By Zhang Kun in Shanghai | China Daily | Updated: 2020-03-20 08:11

A visitor at the Bronze Exhibition Hall. At present, nine of Shanghai Museum's exhibition halls are open, including the display of bronze, ceramics, calligraphy and paintings.[Photo by Gao Erqiang/China Daily]

Museums in Shanghai have been reopening as the number of new COVID-19 cases continues to dwindle. Among the cultural institutions that reopened on March 13 were Shanghai Museum, Shanghai History Museum, Shanghai Natural History Museum, China Art Museum Shanghai and the World Expo Museum.

As the outbreak has yet to pass, all of these venues have taken measures to control the flow of visitors and protect them from potentially getting infected with the virus.

"We have placed a cap of no more than 2,000 visitors every day," says Li Feng, deputy director of Shanghai Museum, which used to receive as many as 8,000 visitors daily before it was closed on Jan 23 because of the outbreak.
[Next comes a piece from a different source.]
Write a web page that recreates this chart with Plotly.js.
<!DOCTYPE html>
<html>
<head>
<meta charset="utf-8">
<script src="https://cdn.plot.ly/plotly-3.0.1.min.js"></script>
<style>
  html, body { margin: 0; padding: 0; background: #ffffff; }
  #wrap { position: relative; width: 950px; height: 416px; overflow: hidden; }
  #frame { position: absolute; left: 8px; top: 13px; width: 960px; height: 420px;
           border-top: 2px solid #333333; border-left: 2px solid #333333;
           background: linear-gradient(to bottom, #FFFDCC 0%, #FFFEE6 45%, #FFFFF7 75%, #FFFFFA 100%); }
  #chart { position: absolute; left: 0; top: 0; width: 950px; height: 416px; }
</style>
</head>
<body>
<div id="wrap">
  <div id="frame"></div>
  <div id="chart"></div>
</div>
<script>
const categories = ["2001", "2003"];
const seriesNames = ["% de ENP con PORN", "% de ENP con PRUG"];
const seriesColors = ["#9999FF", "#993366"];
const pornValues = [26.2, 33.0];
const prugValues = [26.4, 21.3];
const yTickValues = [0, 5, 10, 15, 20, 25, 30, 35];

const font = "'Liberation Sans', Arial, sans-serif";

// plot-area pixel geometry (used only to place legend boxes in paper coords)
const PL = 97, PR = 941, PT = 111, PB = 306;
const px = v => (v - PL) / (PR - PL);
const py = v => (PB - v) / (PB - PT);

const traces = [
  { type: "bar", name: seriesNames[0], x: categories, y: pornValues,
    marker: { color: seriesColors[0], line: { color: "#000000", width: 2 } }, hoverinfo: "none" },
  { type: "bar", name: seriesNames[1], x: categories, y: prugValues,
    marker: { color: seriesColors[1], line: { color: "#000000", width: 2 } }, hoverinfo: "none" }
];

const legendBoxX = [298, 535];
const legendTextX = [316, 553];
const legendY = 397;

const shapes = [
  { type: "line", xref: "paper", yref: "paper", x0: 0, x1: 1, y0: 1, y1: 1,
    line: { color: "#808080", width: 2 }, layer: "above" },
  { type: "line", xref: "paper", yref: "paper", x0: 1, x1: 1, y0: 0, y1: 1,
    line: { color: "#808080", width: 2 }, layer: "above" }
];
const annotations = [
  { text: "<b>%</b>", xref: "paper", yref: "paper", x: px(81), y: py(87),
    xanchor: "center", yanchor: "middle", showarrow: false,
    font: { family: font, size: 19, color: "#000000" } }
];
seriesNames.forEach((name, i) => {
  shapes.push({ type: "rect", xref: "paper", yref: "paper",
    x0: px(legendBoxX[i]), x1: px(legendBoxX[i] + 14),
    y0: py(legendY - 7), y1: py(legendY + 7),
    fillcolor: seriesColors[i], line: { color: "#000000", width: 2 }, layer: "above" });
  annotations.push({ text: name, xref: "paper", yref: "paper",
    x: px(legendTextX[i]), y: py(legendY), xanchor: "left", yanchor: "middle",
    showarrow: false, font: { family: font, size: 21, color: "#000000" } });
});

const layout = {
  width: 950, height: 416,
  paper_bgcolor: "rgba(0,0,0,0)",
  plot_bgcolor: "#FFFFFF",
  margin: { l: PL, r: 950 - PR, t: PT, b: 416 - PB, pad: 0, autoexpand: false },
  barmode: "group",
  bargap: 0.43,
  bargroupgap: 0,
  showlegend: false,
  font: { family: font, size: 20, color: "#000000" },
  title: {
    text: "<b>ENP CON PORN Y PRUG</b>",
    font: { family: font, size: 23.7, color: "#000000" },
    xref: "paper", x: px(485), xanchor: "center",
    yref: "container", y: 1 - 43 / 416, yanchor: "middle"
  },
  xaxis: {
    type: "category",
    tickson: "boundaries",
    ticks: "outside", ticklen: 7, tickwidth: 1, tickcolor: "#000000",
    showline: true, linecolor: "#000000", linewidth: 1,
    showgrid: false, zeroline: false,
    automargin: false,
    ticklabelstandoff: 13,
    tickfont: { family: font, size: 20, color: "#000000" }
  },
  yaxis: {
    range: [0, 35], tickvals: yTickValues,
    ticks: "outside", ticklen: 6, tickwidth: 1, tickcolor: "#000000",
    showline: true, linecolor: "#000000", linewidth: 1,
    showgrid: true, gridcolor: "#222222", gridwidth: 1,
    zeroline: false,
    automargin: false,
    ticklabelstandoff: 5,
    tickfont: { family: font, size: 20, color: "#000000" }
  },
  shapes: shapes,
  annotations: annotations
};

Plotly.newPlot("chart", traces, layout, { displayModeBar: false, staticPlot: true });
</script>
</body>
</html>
Li says that the construction of the East Wing of Shanghai Museum had also resumed on March 9.

According to the protocols by the municipal commission of culture and tourism, all museum visitors must present a valid ID, have their temperatures taken and wear masks at all times when they are on the premises.

Museums must also be sterilized regularly and control the flow of visitors.
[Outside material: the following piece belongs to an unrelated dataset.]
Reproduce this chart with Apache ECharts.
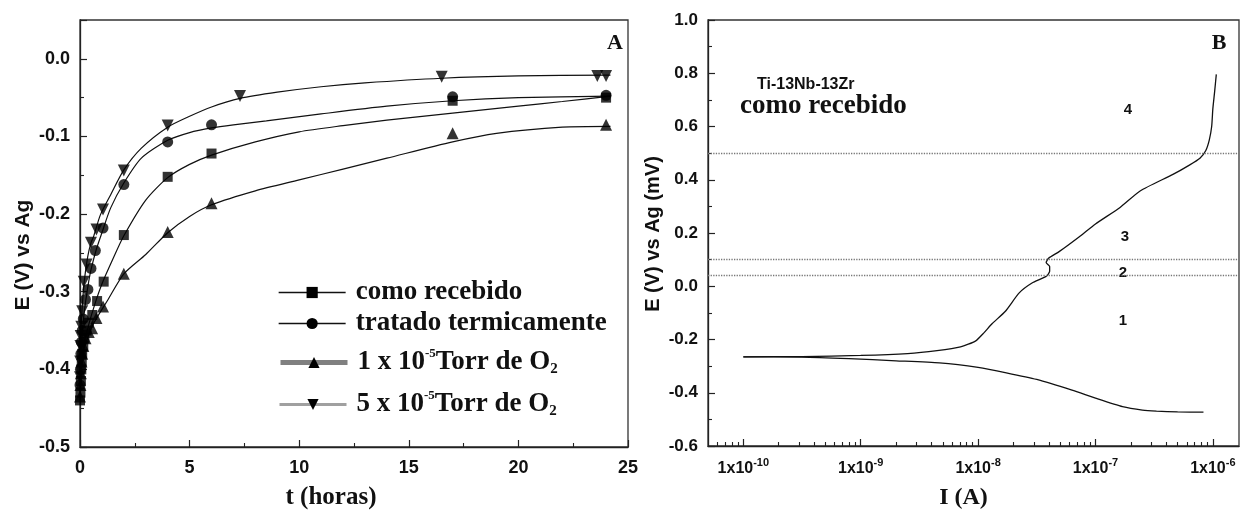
<!DOCTYPE html>
<html>
<head>
<meta charset="utf-8">
<title>E x t e curva de polarização - Ti-13Nb-13Zr</title>
<script src="https://cdn.jsdelivr.net/npm/echarts@6/dist/echarts.min.js"></script>
<style>
    html, body { margin: 0; padding: 0; background: #fff; }
    #main { width: 1247px; height: 515px; }
</style>
</head>
<body>
<div id="main"></div>
<script>
    // ---- painel A : potencial x tempo (pontos medidos) [t (h), E (V)]
    var recebidoPts = [[0,-0.44],[0.02,-0.43],[0.04,-0.415],[0.06,-0.40],[0.08,-0.39],[0.1,-0.38],[0.15,-0.37],[0.2,-0.36],[0.3,-0.35],[0.4,-0.34],[0.56,-0.33],[0.78,-0.312],[1.08,-0.287],[2,-0.227],[4,-0.152],[6,-0.122],[17,-0.054],[24,-0.05]];
    var tratadoPts = [[0,-0.42],[0.02,-0.40],[0.04,-0.38],[0.06,-0.365],[0.1,-0.35],[0.15,-0.335],[0.25,-0.31],[0.36,-0.297],[0.5,-0.27],[0.7,-0.247],[1.05,-0.218],[2,-0.162],[4,-0.107],[6,-0.085],[17,-0.049],[24,-0.047]];
    var torr1Pts = [[0,-0.435],[0.02,-0.42],[0.04,-0.405],[0.07,-0.39],[0.1,-0.38],[0.15,-0.37],[0.25,-0.36],[0.4,-0.352],[0.55,-0.347],[0.75,-0.334],[1.05,-0.319],[2,-0.277],[4,-0.223],[6,-0.186],[17,-0.096],[24,-0.085]];
    var torr5Pts = [[0,-0.41],[0.01,-0.39],[0.02,-0.37],[0.03,-0.357],[0.06,-0.345],[0.1,-0.325],[0.17,-0.287],[0.3,-0.265],[0.5,-0.237],[0.75,-0.22],[1.05,-0.194],[2,-0.144],[4,-0.086],[7.3,-0.048],[16.5,-0.023],[23.6,-0.022],[24,-0.022]];

    // curvas ajustadas
    var recebidoFit = [[0,-0.435],[0.05,-0.41],[0.1,-0.39],[0.2,-0.365],[0.4,-0.342],[0.7,-0.314],[1,-0.29],[1.5,-0.258],[2,-0.228],[3,-0.182],[4,-0.153],[5,-0.136],[6,-0.124],[8,-0.107],[10,-0.094],[12,-0.086],[14,-0.079],[17,-0.07],[20,-0.061],[22,-0.055],[24.2,-0.048]];
    var tratadoFit = [[0,-0.42],[0.05,-0.38],[0.1,-0.355],[0.2,-0.325],[0.35,-0.295],[0.5,-0.272],[0.75,-0.245],[1,-0.224],[1.4,-0.192],[2,-0.16],[2.8,-0.128],[4,-0.105],[5,-0.095],[6,-0.089],[7,-0.085],[8.5,-0.08],[11,-0.071],[14,-0.061],[17,-0.054],[20,-0.05],[24.2,-0.048]];
    var torr1Fit = [[0,-0.435],[0.05,-0.405],[0.1,-0.39],[0.2,-0.372],[0.4,-0.355],[0.6,-0.342],[0.8,-0.332],[1.24,-0.312],[2,-0.277],[3,-0.252],[4,-0.224],[5,-0.203],[6,-0.188],[8,-0.17],[10,-0.156],[12,-0.142],[14,-0.128],[17,-0.107],[19,-0.096],[22,-0.088],[24.2,-0.087]];
    var torr5Fit = [[0,-0.40],[0.05,-0.35],[0.1,-0.32],[0.2,-0.285],[0.35,-0.255],[0.5,-0.237],[0.63,-0.228],[0.93,-0.201],[1.4,-0.175],[2,-0.143],[2.8,-0.115],[4,-0.088],[5,-0.074],[6,-0.062],[7.3,-0.051],[9,-0.043],[11,-0.036],[13,-0.031],[16.5,-0.025],[20,-0.022],[24.2,-0.021]];

    var nomes = ['como recebido', 'tratado termicamente', '1 x 10-5 Torr de O2', '5 x 10-5 Torr de O2'];

    // ---- painel B : curva de polarizacao [I (A), E (V)]
    var anodico = [[1e-10,-0.265],[3.16e-10,-0.264],[1e-9,-0.26],[2.51e-9,-0.253],[4.47e-9,-0.242],[7.08e-9,-0.228],[9.55e-9,-0.205],[1.12e-8,-0.175],[1.32e-8,-0.14],[1.70e-8,-0.095],[2.24e-8,-0.025],[2.88e-8,0.012],[3.80e-8,0.037],[4.07e-8,0.056],[4.07e-8,0.074],[3.80e-8,0.089],[3.98e-8,0.105],[4.90e-8,0.13],[7.24e-8,0.185],[1e-7,0.234],[1.62e-7,0.296],[2.40e-7,0.358],[4.57e-7,0.42],[6.31e-7,0.455],[7.76e-7,0.481],[8.71e-7,0.51],[9.33e-7,0.55],[9.77e-7,0.6],[1e-6,0.667],[1.035e-6,0.73],[1.07e-6,0.796]];
    var catodico = [[1e-10,-0.265],[3.16e-10,-0.266],[7.94e-10,-0.272],[2.0e-9,-0.28],[4.68e-9,-0.288],[1e-8,-0.305],[1.74e-8,-0.325],[3.16e-8,-0.35],[6.31e-8,-0.39],[1e-7,-0.42],[1.70e-7,-0.452],[2.51e-7,-0.465],[3.31e-7,-0.469],[5.01e-7,-0.472],[8.32e-7,-0.473]];
    var limites = [0.5, 0.1, 0.04];
    var regioes = ['4', '3', '2', '1'];

    var decadas = [1e-10, 1e-9, 1e-8, 1e-7, 1e-6];
    var multMenor = [2, 3, 4, 5, 6, 7, 8, 9];
    var ticksMenores = [];
    [1e-11].concat(decadas).forEach(function (d) {
        multMenor.forEach(function (m) {
            var v = d * m;
            if (v > 5e-11 && v < 1.67e-6) ticksMenores.push(v);
        });
    });

    var preto = '#111';
    var sans = '"Liberation Sans", Arial, sans-serif';
    var serif = '"Liberation Serif", "Times New Roman", serif';

    var eixoBase = {
        axisLine: {onZero: false, lineStyle: {color: '#222', width: 1.3}},
        axisTick: {inside: true, length: 7, lineStyle: {color: '#222', width: 1.2}},
        minorTick: {show: true, splitNumber: 2, length: 4, lineStyle: {color: '#222', width: 1.1}},
        splitLine: {show: false},
        minorSplitLine: {show: false}
    };

    function fmt1(v) {
        return Math.abs(v) < 1e-9 ? '0.0' : v.toFixed(1);
    }

    function legendaTexto(name) {
        if (name.indexOf('Torr') < 0) return '{t|' + name + '}';
        return '{t|' + name.substr(0, 6) + '}{sup|-5}{t|Torr de O}{sub|2}';
    }

    var chart = echarts.init(document.getElementById('main'));

    var simbolos = ['rect', 'circle', 'triangle', 'triangle'];
    var giros = [0, 0, 0, 180];
    var tamanhos = [10, 11, 12, 12];
    var pontos = [recebidoPts, tratadoPts, torr1Pts, torr5Pts];
    var ajustes = [recebidoFit, tratadoFit, torr1Fit, torr5Fit];
    var linhaLegenda = [
        {color: '#111', width: 1.3},
        {color: '#111', width: 1.3},
        {color: '#808080', width: 5},
        {color: '#a0a0a0', width: 3}
    ];
    var legendaY = [289, 320, 357, 399];

    var series = [];
    var legendas = [];
    for (var i = 0; i < 4; i++) {
        series.push({
            name: nomes[i], type: 'line', xAxisIndex: 0, yAxisIndex: 0,
            data: ajustes[i], smooth: 0.25,
            showSymbol: false, symbol: simbolos[i], symbolRotate: giros[i], symbolSize: tamanhos[i],
            lineStyle: {color: preto, width: 1.2}, itemStyle: {color: '#000'},
            silent: true, z: 2
        });
        series.push({
            name: nomes[i], type: 'scatter', xAxisIndex: 0, yAxisIndex: 0,
            data: pontos[i], symbol: simbolos[i], symbolRotate: giros[i], symbolSize: tamanhos[i],
            itemStyle: {color: '#000'}, z: 3
        });
        legendas.push({
            data: [nomes[i]], left: 273, top: legendaY[i] - 15,
            itemWidth: 67, itemHeight: 14, selectedMode: false,
            lineStyle: linhaLegenda[i],
            formatter: legendaTexto,
            textStyle: {
                padding: [0, 0, 0, 5],
                rich: {
                    t: {fontFamily: serif, fontWeight: 'bold', fontSize: 27, color: preto, lineHeight: 30},
                    sup: {fontFamily: serif, fontWeight: 'bold', fontSize: 13, color: preto, padding: [0, 0, 18, 0]},
                    sub: {fontFamily: serif, fontWeight: 'bold', fontSize: 15, color: preto, padding: [14, 0, 0, 0]}
                }
            }
        });
    }

    series.push({
        name: 'anodico', type: 'line', xAxisIndex: 1, yAxisIndex: 1,
        data: anodico, smooth: 0.2, showSymbol: false,
        lineStyle: {color: preto, width: 1.3}, silent: true,
        markLine: {
            silent: true, symbol: 'none', label: {show: false},
            lineStyle: {type: 'dotted', color: '#777', width: 1.3},
            data: limites.map(function (y) { return {yAxis: y}; })
        }
    });
    series.push({
        name: 'catodico', type: 'line', xAxisIndex: 1, yAxisIndex: 1,
        data: catodico, smooth: 0.2, showSymbol: false,
        lineStyle: {color: preto, width: 1.3}, silent: true
    });

    var option = {
        animation: false,
        backgroundColor: '#fff',
        grid: [
            {left: 80, top: 20, width: 548, height: 429, show: true, borderColor: '#333', borderWidth: 1.3},
            {left: 708, top: 20, width: 531, height: 432, show: true, borderColor: '#333', borderWidth: 1.3}
        ],
        legend: legendas,
        xAxis: [
            Object.assign({}, eixoBase, {
                gridIndex: 0, type: 'value', min: 0, max: 25, interval: 5,
                axisLabel: {color: preto, fontFamily: sans, fontWeight: 'bold', fontSize: 18, margin: 12},
                name: 't (horas)', nameLocation: 'middle', nameGap: 38,
                nameTextStyle: {fontFamily: serif, fontWeight: 'bold', fontSize: 25, color: preto, padding: [0, 46, 0, 0]}
            }),
            Object.assign({}, eixoBase, {
                gridIndex: 1, type: 'log', logBase: 10, min: 5e-11, max: 1.67e-6,
                minorTick: {show: false},
                axisTick: {inside: true, length: 7, customValues: decadas, lineStyle: {color: '#222', width: 1.2}},
                axisLabel: {
                    customValues: decadas, margin: 11,
                    formatter: function (v) {
                        return '{b|1x10}{s|' + Math.round(Math.log10(v)) + '}';
                    },
                    rich: {
                        b: {color: preto, fontFamily: sans, fontWeight: 'bold', fontSize: 16},
                        s: {color: preto, fontFamily: sans, fontWeight: 'bold', fontSize: 11, padding: [0, 0, 12, 0]}
                    }
                },
                name: 'I (A)', nameLocation: 'middle', nameGap: 40,
                nameTextStyle: {fontFamily: serif, fontWeight: 'bold', fontSize: 24, color: preto, padding: [0, 20, 0, 0]}
            }),
            {
                gridIndex: 1, type: 'log', logBase: 10, min: 5e-11, max: 1.67e-6, position: 'bottom',
                axisLine: {show: false, onZero: false}, axisLabel: {show: false}, splitLine: {show: false},
                axisTick: {show: true, inside: true, length: 4, customValues: ticksMenores, lineStyle: {color: '#222', width: 1.1}}
            }
        ],
        yAxis: [
            Object.assign({}, eixoBase, {
                gridIndex: 0, type: 'value', min: -0.5, max: 0.05, interval: 0.1,
                axisLabel: {color: preto, fontFamily: sans, fontWeight: 'bold', fontSize: 18, margin: 10,
                    showMaxLabel: false, formatter: fmt1}
            }),
            Object.assign({}, eixoBase, {
                gridIndex: 1, type: 'value', min: -0.6, max: 1.0, interval: 0.2,
                axisLabel: {color: preto, fontFamily: sans, fontWeight: 'bold', fontSize: 17, margin: 10, formatter: fmt1}
            })
        ],
        graphic: [
            {type: 'text', x: 23, y: 255, rotation: Math.PI / 2, style: {text: 'E (V) vs Ag', font: 'bold 21px ' + sans, fill: preto, textAlign: 'center', textVerticalAlign: 'middle'}},
            {type: 'text', x: 653, y: 234, rotation: Math.PI / 2, style: {text: 'E (V) vs Ag (mV)', font: 'bold 20px ' + sans, fill: preto, textAlign: 'center', textVerticalAlign: 'middle'}},
            {type: 'text', x: 615, y: 43, style: {text: 'A', font: 'bold 22px ' + serif, fill: preto, textAlign: 'center', textVerticalAlign: 'middle'}},
            {type: 'text', x: 1219, y: 43, style: {text: 'B', font: 'bold 22px ' + serif, fill: preto, textAlign: 'center', textVerticalAlign: 'middle'}},
            {type: 'text', x: 757, y: 85, style: {text: 'Ti-13Nb-13Zr', font: 'bold 16px ' + sans, fill: preto, textVerticalAlign: 'middle'}},
            {type: 'text', x: 740, y: 106, style: {text: 'como recebido', font: 'bold 27px ' + serif, fill: preto, textVerticalAlign: 'middle'}},
            {type: 'text', x: 1128, y: 110, style: {text: regioes[0], font: 'bold 15px ' + sans, fill: preto, textAlign: 'center', textVerticalAlign: 'middle'}},
            {type: 'text', x: 1125, y: 237, style: {text: regioes[1], font: 'bold 15px ' + sans, fill: preto, textAlign: 'center', textVerticalAlign: 'middle'}},
            {type: 'text', x: 1123, y: 273, style: {text: regioes[2], font: 'bold 15px ' + sans, fill: preto, textAlign: 'center', textVerticalAlign: 'middle'}},
            {type: 'text', x: 1123, y: 321, style: {text: regioes[3], font: 'bold 15px ' + sans, fill: preto, textAlign: 'center', textVerticalAlign: 'middle'}}
        ],
        series: series
    };
    chart.setOption(option);
</script>
</body>
</html>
One of the ways that Shanghai Museum has attempted to control visitor traffic is by requiring everyone to make an appointment on the museum website or WeChat platform three days prior to their visit.
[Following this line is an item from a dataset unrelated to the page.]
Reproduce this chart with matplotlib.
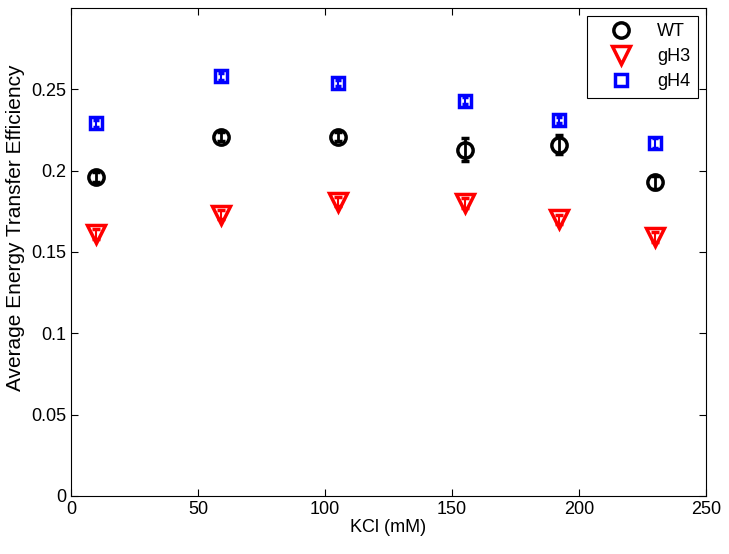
import matplotlib
matplotlib.use('Agg')
import matplotlib.pyplot as plt
from matplotlib.lines import Line2D

plt.rcParams['font.family'] = ['Liberation Sans', 'DejaVu Sans']

# KCl concentrations (mM)
kcl = [10, 59, 105, 155, 192, 230]

# Average energy transfer efficiency and errors
wt = [0.196, 0.221, 0.221, 0.213, 0.216, 0.193]
wt_err = [0.003, 0.003, 0.003, 0.007, 0.006, 0.004]
gh3 = [0.161, 0.173, 0.181, 0.180, 0.170, 0.159]
gh3_err = [0.003, 0.003, 0.003, 0.003, 0.003, 0.003]
gh4 = [0.229, 0.258, 0.254, 0.243, 0.231, 0.217]
gh4_err = [0.002, 0.002, 0.002, 0.002, 0.002, 0.003]

fig = plt.figure(figsize=(7.29, 5.54), dpi=100)
ax = fig.add_axes([71/729, 1 - 496/554, 635/729, 488/554])

ax.errorbar(kcl, wt, yerr=wt_err, fmt='o', color='black', mfc='none',
            ms=11, mew=2.5, elinewidth=2, capsize=3, capthick=2)
ax.errorbar(kcl, gh3, yerr=gh3_err, fmt='v', color='red', mfc='none',
            ms=13, mew=2.5, elinewidth=1.5, capsize=3, capthick=1.5)
ax.errorbar(kcl, gh4, yerr=gh4_err, fmt='s', color='blue', mfc='none',
            ms=9, mew=2.5, elinewidth=1.5, capsize=2, capthick=1.5)

ax.set_xlim(0, 250)
ax.set_ylim(0, 0.3)
ax.set_xticks([0, 50, 100, 150, 200, 250])
ax.set_yticks([0, 0.05, 0.1, 0.15, 0.2, 0.25])
ax.set_yticklabels(['0', '0.05', '0.1', '0.15', '0.2', '0.25'])
ax.tick_params(direction='in', top=True, right=True, labelsize=13, length=5)
ax.set_xlabel('KCl (mM)', fontsize=13, labelpad=1)
ax.set_ylabel('Average Energy Transfer Efficiency', fontsize=15)
ax.yaxis.set_label_coords(-0.073, 0.55)

# legend shows markers only
handles = [
    Line2D([], [], ls='none', marker='o', color='black', mfc='none', ms=11, mew=2.5),
    Line2D([], [], ls='none', marker='v', color='red', mfc='none', ms=13, mew=2.5),
    Line2D([], [], ls='none', marker='s', color='blue', mfc='none', ms=9, mew=2.5),
]
leg = ax.legend(handles, ['WT', 'gH3', 'gH4'], loc='upper right', fontsize=13,
                fancybox=False, edgecolor='black', framealpha=1,
                handletextpad=0.5, borderpad=0.4, labelspacing=0.45,
                handlelength=3.0, borderaxespad=0,
                bbox_to_anchor=(0.987, 0.984))
leg.get_frame().set_linewidth(0.8)

fig.savefig('out.png', dpi=100)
On March 13, two museum employees stood at the gate of Shanghai Museum to ensure that visitors had valid appointments, IDs and their health QR codes which indicate how likely they are to be infected with COVID-19.

More than 800 people visited Shanghai Museum on the first day, according to Sun Luyao, a spokesperson with the museum.

"Half of those who made the appointments showed up," she says. "The upcoming two days were fully booked."

Currently, nine of Shanghai Museum's exhibition halls are open, including the display of bronze, ceramics, calligraphy and paintings. The showcase of ancient sculptures, furniture and arts and crafts created by Chinese ethnic groups are still closed.

One of the ongoing highlights is the special exhibition, A Blessing over the Sea: Cultural Relics on Jianzhen and Murals by Higashiyama Kaii from Toshodaiji. The exhibition is about Jianzhen, a Chinese monk in the eighth century who took six agonizing voyages eastward before arriving in Japan in 753. There, he founded Toshodaiji, head vihara of the Ritsu Buddhism in Japan.

Jianzhen and the Toshodaiji temple have for centuries been a strong testimony of the links between China and Japan. In the 1970s, Japanese artist Higashiyama Kaii was commissioned to paint 68 murals for the temple's Mieido Hall, where a statue of Jianzhen is enshrined.